**Requirements:** Pictures are not part of the copy. Give again exactly the lines from the one with "Give me the D3.js source for this chart." to the one with "d3.scaleLinear().domain([0, 50]).range([plot.bottom, plot.top]);", inclusive.

**Raw records:**
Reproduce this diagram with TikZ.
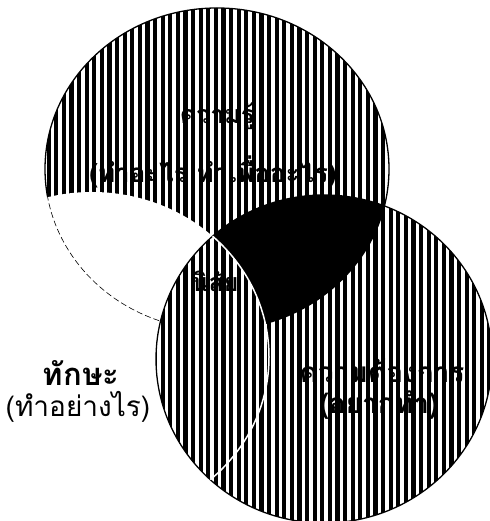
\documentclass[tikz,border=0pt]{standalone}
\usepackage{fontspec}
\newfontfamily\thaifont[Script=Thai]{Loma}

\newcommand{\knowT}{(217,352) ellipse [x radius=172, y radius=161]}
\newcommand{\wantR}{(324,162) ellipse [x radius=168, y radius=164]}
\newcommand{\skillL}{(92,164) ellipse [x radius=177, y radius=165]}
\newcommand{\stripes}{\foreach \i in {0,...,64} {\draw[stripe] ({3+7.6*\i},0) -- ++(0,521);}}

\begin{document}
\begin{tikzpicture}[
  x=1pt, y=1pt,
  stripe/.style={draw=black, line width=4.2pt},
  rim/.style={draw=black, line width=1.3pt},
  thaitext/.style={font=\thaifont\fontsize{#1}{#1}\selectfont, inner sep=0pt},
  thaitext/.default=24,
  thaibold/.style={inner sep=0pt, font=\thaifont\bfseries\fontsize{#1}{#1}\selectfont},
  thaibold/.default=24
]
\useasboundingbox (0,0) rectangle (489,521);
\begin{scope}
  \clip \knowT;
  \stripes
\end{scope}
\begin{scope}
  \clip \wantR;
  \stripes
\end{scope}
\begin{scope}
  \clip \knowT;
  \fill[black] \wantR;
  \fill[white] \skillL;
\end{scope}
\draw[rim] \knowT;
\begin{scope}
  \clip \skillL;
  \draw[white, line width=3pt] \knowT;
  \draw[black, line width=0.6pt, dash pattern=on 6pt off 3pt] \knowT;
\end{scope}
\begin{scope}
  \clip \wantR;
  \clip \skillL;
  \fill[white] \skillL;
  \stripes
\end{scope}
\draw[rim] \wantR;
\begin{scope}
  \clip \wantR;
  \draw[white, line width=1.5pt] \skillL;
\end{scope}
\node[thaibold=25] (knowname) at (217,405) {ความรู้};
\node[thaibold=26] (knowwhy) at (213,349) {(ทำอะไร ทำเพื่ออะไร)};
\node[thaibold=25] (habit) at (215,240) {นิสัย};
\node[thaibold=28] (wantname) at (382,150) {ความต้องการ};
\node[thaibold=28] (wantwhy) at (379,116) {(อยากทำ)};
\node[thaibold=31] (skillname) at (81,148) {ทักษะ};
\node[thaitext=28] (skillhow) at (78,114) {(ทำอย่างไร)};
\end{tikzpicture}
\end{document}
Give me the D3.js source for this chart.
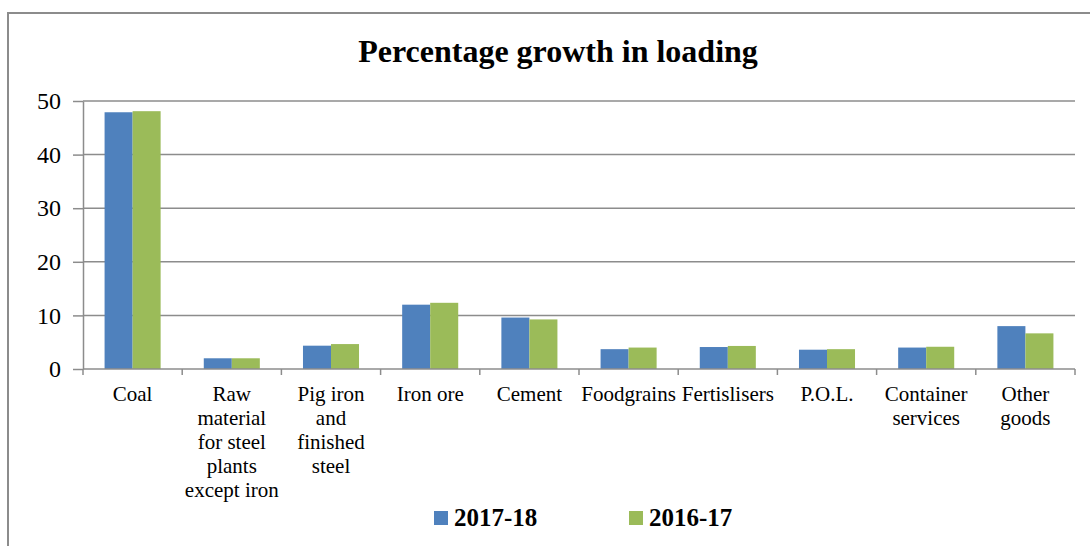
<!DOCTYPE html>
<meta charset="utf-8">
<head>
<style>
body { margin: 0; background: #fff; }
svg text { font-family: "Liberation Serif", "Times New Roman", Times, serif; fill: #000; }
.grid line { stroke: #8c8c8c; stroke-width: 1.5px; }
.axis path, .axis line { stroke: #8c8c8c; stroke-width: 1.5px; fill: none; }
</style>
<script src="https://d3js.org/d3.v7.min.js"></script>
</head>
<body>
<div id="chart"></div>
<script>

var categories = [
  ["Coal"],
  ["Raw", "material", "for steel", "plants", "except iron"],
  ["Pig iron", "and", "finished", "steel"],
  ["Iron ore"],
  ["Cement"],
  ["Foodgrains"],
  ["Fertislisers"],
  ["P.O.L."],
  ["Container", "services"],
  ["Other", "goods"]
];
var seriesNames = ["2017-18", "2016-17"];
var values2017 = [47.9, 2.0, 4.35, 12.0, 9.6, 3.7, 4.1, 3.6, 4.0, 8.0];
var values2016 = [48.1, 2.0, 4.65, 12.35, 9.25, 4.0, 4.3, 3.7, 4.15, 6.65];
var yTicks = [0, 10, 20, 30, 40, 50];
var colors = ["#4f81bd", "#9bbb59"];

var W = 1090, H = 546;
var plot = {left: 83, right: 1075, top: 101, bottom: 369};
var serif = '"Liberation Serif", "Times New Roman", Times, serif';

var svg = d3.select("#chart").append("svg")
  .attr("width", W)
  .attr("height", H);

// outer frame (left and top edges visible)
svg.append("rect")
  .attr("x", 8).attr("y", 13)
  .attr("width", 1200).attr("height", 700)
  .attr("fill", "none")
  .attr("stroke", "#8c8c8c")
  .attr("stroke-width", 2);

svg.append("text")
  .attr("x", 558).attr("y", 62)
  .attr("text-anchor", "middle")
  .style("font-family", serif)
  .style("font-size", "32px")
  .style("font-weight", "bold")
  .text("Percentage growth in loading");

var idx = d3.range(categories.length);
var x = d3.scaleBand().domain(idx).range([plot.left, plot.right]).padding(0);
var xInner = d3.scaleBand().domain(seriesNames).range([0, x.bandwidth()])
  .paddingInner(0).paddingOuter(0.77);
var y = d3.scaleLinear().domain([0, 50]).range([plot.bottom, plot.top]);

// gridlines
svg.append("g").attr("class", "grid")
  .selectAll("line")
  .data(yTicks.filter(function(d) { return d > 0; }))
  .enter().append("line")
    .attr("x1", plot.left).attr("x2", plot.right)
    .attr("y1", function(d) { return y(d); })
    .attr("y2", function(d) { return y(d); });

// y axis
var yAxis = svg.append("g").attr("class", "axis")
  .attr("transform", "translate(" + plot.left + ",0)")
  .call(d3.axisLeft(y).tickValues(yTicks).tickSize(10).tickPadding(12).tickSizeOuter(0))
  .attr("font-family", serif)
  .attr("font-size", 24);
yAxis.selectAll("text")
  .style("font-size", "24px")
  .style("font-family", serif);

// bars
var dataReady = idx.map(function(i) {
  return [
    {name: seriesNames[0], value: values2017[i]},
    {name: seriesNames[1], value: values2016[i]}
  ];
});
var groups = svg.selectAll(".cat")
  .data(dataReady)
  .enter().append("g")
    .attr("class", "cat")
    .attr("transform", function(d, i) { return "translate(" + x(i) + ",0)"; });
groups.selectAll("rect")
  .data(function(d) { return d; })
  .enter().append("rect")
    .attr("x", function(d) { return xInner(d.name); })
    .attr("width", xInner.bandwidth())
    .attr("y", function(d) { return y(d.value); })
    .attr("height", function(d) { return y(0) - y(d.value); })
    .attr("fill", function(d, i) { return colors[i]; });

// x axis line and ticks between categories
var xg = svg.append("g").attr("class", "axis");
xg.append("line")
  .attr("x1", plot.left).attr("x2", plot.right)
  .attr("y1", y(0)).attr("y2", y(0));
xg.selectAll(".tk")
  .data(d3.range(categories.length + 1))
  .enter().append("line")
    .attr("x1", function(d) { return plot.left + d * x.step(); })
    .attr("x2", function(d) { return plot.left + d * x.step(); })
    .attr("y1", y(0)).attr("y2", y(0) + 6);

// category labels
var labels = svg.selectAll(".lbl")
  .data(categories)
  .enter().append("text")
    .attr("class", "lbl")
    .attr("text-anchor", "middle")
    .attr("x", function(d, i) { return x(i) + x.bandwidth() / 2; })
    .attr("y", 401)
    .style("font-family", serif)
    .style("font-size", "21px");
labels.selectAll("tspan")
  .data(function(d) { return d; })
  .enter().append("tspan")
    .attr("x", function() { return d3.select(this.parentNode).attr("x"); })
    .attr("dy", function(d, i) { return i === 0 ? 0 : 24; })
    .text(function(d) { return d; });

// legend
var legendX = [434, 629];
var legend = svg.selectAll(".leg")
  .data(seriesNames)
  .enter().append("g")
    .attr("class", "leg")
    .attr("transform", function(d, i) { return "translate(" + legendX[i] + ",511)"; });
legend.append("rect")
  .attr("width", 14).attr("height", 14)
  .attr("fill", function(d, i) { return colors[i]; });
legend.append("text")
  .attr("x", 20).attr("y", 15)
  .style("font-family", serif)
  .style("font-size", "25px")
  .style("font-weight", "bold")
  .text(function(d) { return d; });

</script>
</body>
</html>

**Output of the task:**
Give me the D3.js source for this chart.
<!DOCTYPE html>
<meta charset="utf-8">
<head>
<style>
body { margin: 0; background: #fff; }
svg text { font-family: "Liberation Serif", "Times New Roman", Times, serif; fill: #000; }
.grid line { stroke: #8c8c8c; stroke-width: 1.5px; }
.axis path, .axis line { stroke: #8c8c8c; stroke-width: 1.5px; fill: none; }
</style>
<script src="https://d3js.org/d3.v7.min.js"></script>
</head>
<body>
<div id="chart"></div>
<script>

var categories = [
  ["Coal"],
  ["Raw", "material", "for steel", "plants", "except iron"],
  ["Pig iron", "and", "finished", "steel"],
  ["Iron ore"],
  ["Cement"],
  ["Foodgrains"],
  ["Fertislisers"],
  ["P.O.L."],
  ["Container", "services"],
  ["Other", "goods"]
];
var seriesNames = ["2017-18", "2016-17"];
var values2017 = [47.9, 2.0, 4.35, 12.0, 9.6, 3.7, 4.1, 3.6, 4.0, 8.0];
var values2016 = [48.1, 2.0, 4.65, 12.35, 9.25, 4.0, 4.3, 3.7, 4.15, 6.65];
var yTicks = [0, 10, 20, 30, 40, 50];
var colors = ["#4f81bd", "#9bbb59"];

var W = 1090, H = 546;
var plot = {left: 83, right: 1075, top: 101, bottom: 369};
var serif = '"Liberation Serif", "Times New Roman", Times, serif';

var svg = d3.select("#chart").append("svg")
  .attr("width", W)
  .attr("height", H);

// outer frame (left and top edges visible)
svg.append("rect")
  .attr("x", 8).attr("y", 13)
  .attr("width", 1200).attr("height", 700)
  .attr("fill", "none")
  .attr("stroke", "#8c8c8c")
  .attr("stroke-width", 2);

svg.append("text")
  .attr("x", 558).attr("y", 62)
  .attr("text-anchor", "middle")
  .style("font-family", serif)
  .style("font-size", "32px")
  .style("font-weight", "bold")
  .text("Percentage growth in loading");

var idx = d3.range(categories.length);
var x = d3.scaleBand().domain(idx).range([plot.left, plot.right]).padding(0);
var xInner = d3.scaleBand().domain(seriesNames).range([0, x.bandwidth()])
  .paddingInner(0).paddingOuter(0.77);
var y = d3.scaleLinear().domain([0, 50]).range([plot.bottom, plot.top]);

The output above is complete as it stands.